Those who of old got to be whole:
Heaven through its wholeness is pure;
earth through its wholeness is steady;
spirit through its wholeness is potent;
the valley through its wholeness flows with rivers;
the ten thousand things through their wholeness live;
rulers through their wholeness have authority.
Their wholeness makes them what they are.
Without what makes it pure, heaven would disintegrate;
without what steadies it, earth would crack apart;
without what makes it potent, spirit would fail;
without what fills it, the valley would run dry;
without what quickens them, the ten thousand things would die;
without what authorizes them, rulers would fall.
The root of the noble is in the common,
the high stands on what’s below.
Princes and kings call themselves
“orphans, widowers, beggars,”
to get themselves rooted in the dirt.
A multiplicity of riches
Jade is praised as precious,
but its strength is being stone.
All things generate from their wholeness. To be completely oneself is to be whole. To follow the Tao is to be whole. And by being whole, we generate other positive attributes. Authority does not come from place, position, money, or force: it comes through wholeness.
Certainly one can make others obey their authority in a variety of ways, but that’s quite a bit different. It’s fascism, totalitarianism. To have true authority, one must be whole.

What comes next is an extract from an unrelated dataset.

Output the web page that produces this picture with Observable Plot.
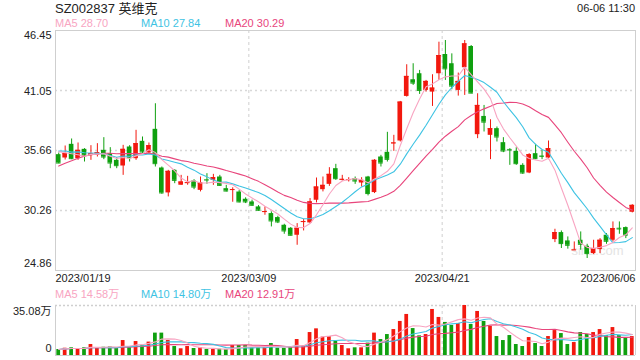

The power of jade is not in its aesthetic quality, but in its material quality. The strength of nobles is in the people who raise them up.
It’s a very grassroots and democratic way of looking at the world. It’s anarchic, despite having social stratification.
Lao Tzu gives us a variety of absences here after describing what comes from wholeness, and it’s the absences that really matter, because they’re the easiest to demonstrate, I think. And then the final stanza lays out a very simple analogy.
Again, this is not directing our behavior, but asking us to consider the implications of our behavior.
It’s a very interesting poem and worth thinking about today.